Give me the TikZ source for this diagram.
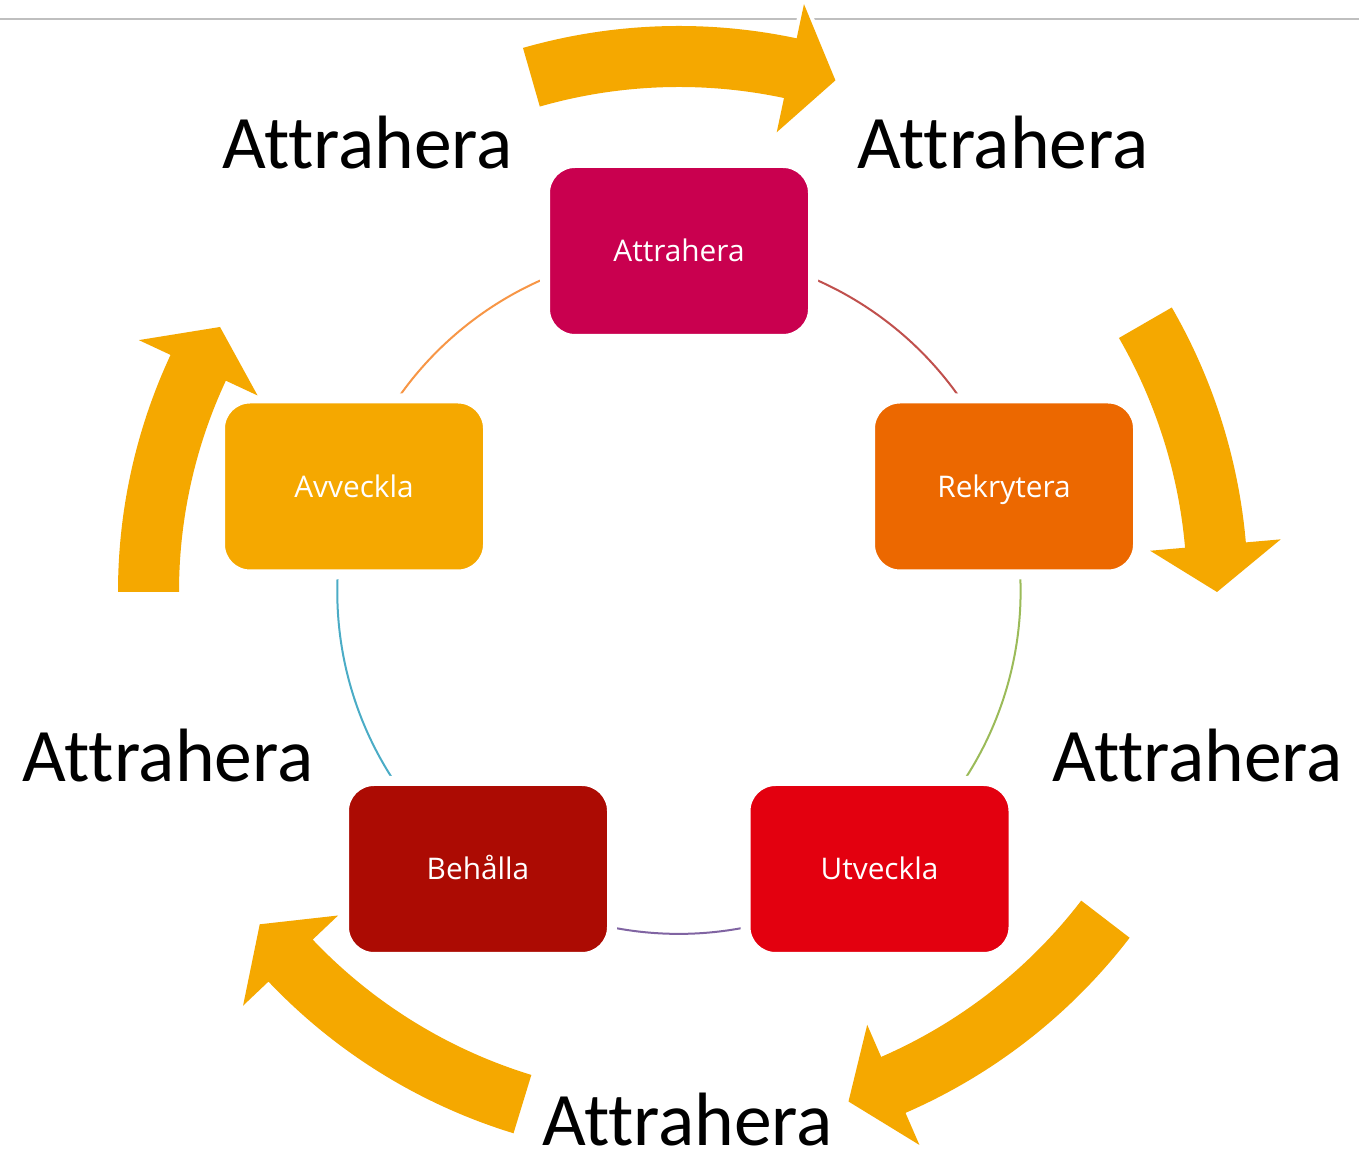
\documentclass[tikz,border=0pt]{standalone}
\usepackage{fontspec}
\usetikzlibrary{backgrounds}
\newfontfamily\bigfont[Ligatures=NoCommon]{Carlito}
\newfontfamily\boxfont{Open Sans}
\definecolor{cAtt}{HTML}{C9004F}
\definecolor{cRek}{HTML}{EC6800}
\definecolor{cUtv}{HTML}{E3000F}
\definecolor{cBeh}{HTML}{AC0B03}
\definecolor{cAvv}{HTML}{F5A800}
\definecolor{cArrow}{HTML}{F5A800}
\definecolor{lRed}{HTML}{C0504D}
\definecolor{lGreen}{HTML}{9BBB59}
\definecolor{lPurple}{HTML}{8064A2}
\definecolor{lTeal}{HTML}{4BACC6}
\definecolor{lOrange}{HTML}{F79646}
\definecolor{topline}{HTML}{BFBFBF}
\tikzset{
  stepbox/.style={rounded corners=15pt, minimum width=134pt, minimum height=88pt,
    inner sep=0pt, draw=white, line width=5pt, text=white,
    font=\boxfont\fontsize{14.9pt}{17pt}\selectfont, text height=10.6pt, text depth=0pt},
  arcline/.style={line width=1pt, bend left=36, looseness=0.94},
  bigtext/.style={font=\bigfont\fontsize{37.8pt}{45pt}\selectfont, anchor=base, inner sep=0pt},
  arrowfill/.style={fill=cArrow, preaction={draw=white, line width=4pt, line join=round}}
}
% #1 start angle, #2 head base angle, #3 tip angle, #4 radial shift
\newcommand{\cyclearrow}[4]{%
  \fill[arrowfill] (#1:568+#4) arc[start angle=#1, end angle=#2, radius=568+#4]
    -- (#2:603+#4) -- (#3:537+#4) -- (#2:472+#4) -- (#2:507+#4)
    arc[start angle=#2, end angle=#1, radius=507+#4] -- cycle;}
\begin{document}
\begin{tikzpicture}[x=0.5pt, y=0.5pt]
\useasboundingbox (0,0) rectangle (1359,1161);
\coordinate (C) at (679,569);
% boxes
\node[stepbox, fill=cAtt] (att) at (679,910) {Attrahera};
\node[stepbox, fill=cRek] (rek) at (1004,674.5) {Rekrytera};
\node[stepbox, fill=cUtv] (utv) at (879.5,292) {Utveckla};
\node[stepbox, fill=cBeh] (beh) at (478,292) {Behålla};
\node[stepbox, fill=cAvv] (avv) at (354,674.5) {Avveckla};
\begin{scope}[on background layer]
  \coordinate (tl) at (0,1142);
  \coordinate (tr) at (1359,1142);
  \draw[topline, line width=0.75pt] (tl) -- (tr);
  \draw[arcline, lRed] (att.center) to (rek.center);
  \draw[arcline, lGreen] (rek.center) to (utv.center);
  \draw[arcline, lPurple] (utv.center) to (beh.center);
  \draw[arcline, lTeal] (beh.center) to (avv.center);
  \draw[arcline, lOrange] (avv.center) to (att.center);
\end{scope}
% big cycle arrows
\begin{scope}[shift={(C)}]
  \cyclearrow{106}{78}{73}{-2}
  \cyclearrow{30}{5}{0}{1}
  \cyclearrow{-37.5}{-66.5}{-71.6}{0}
  \cyclearrow{-107}{-136.5}{-141.6}{-2}
  \cyclearrow{180}{155}{150}{-7}
\end{scope}
% big labels
\node[bigtext] (t1) at (367.5,992) {Attrahera};
\node[bigtext] (t2) at (1003,992) {Attrahera};
\node[bigtext] (t3) at (168,379) {Attrahera};
\node[bigtext] (t4) at (1197.5,379) {Attrahera};
\node[bigtext] (t5) at (687.5,15) {Attrahera};
\end{tikzpicture}
\end{document}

- [EXERCISE INSTRUCTIONS]: Without the pictures, write out the whole listing above exactly as it appears.

- [ANSWER TO THIS PROBLEM]:
Give me the TikZ source for this diagram.
\documentclass[tikz,border=0pt]{standalone}
\usepackage{fontspec}
\usetikzlibrary{backgrounds}
\newfontfamily\bigfont[Ligatures=NoCommon]{Carlito}
\newfontfamily\boxfont{Open Sans}
\definecolor{cAtt}{HTML}{C9004F}
\definecolor{cRek}{HTML}{EC6800}
\definecolor{cUtv}{HTML}{E3000F}
\definecolor{cBeh}{HTML}{AC0B03}
\definecolor{cAvv}{HTML}{F5A800}
\definecolor{cArrow}{HTML}{F5A800}
\definecolor{lRed}{HTML}{C0504D}
\definecolor{lGreen}{HTML}{9BBB59}
\definecolor{lPurple}{HTML}{8064A2}
\definecolor{lTeal}{HTML}{4BACC6}
\definecolor{lOrange}{HTML}{F79646}
\definecolor{topline}{HTML}{BFBFBF}
\tikzset{
  stepbox/.style={rounded corners=15pt, minimum width=134pt, minimum height=88pt,
    inner sep=0pt, draw=white, line width=5pt, text=white,
    font=\boxfont\fontsize{14.9pt}{17pt}\selectfont, text height=10.6pt, text depth=0pt},
  arcline/.style={line width=1pt, bend left=36, looseness=0.94},
  bigtext/.style={font=\bigfont\fontsize{37.8pt}{45pt}\selectfont, anchor=base, inner sep=0pt},
  arrowfill/.style={fill=cArrow, preaction={draw=white, line width=4pt, line join=round}}
}
% #1 start angle, #2 head base angle, #3 tip angle, #4 radial shift
\newcommand{\cyclearrow}[4]{%
  \fill[arrowfill] (#1:568+#4) arc[start angle=#1, end angle=#2, radius=568+#4]
    -- (#2:603+#4) -- (#3:537+#4) -- (#2:472+#4) -- (#2:507+#4)
    arc[start angle=#2, end angle=#1, radius=507+#4] -- cycle;}
\begin{document}
\begin{tikzpicture}[x=0.5pt, y=0.5pt]
\useasboundingbox (0,0) rectangle (1359,1161);
\coordinate (C) at (679,569);
% boxes
\node[stepbox, fill=cAtt] (att) at (679,910) {Attrahera};
\node[stepbox, fill=cRek] (rek) at (1004,674.5) {Rekrytera};
\node[stepbox, fill=cUtv] (utv) at (879.5,292) {Utveckla};
\node[stepbox, fill=cBeh] (beh) at (478,292) {Behålla};
\node[stepbox, fill=cAvv] (avv) at (354,674.5) {Avveckla};
\begin{scope}[on background layer]
  \coordinate (tl) at (0,1142);
  \coordinate (tr) at (1359,1142);
  \draw[topline, line width=0.75pt] (tl) -- (tr);
  \draw[arcline, lRed] (att.center) to (rek.center);
  \draw[arcline, lGreen] (rek.center) to (utv.center);
  \draw[arcline, lPurple] (utv.center) to (beh.center);
  \draw[arcline, lTeal] (beh.center) to (avv.center);
  \draw[arcline, lOrange] (avv.center) to (att.center);
\end{scope}
% big cycle arrows
\begin{scope}[shift={(C)}]
  \cyclearrow{106}{78}{73}{-2}
  \cyclearrow{30}{5}{0}{1}
  \cyclearrow{-37.5}{-66.5}{-71.6}{0}
  \cyclearrow{-107}{-136.5}{-141.6}{-2}
  \cyclearrow{180}{155}{150}{-7}
\end{scope}
% big labels
\node[bigtext] (t1) at (367.5,992) {Attrahera};
\node[bigtext] (t2) at (1003,992) {Attrahera};
\node[bigtext] (t3) at (168,379) {Attrahera};
\node[bigtext] (t4) at (1197.5,379) {Attrahera};
\node[bigtext] (t5) at (687.5,15) {Attrahera};
\end{tikzpicture}
\end{document}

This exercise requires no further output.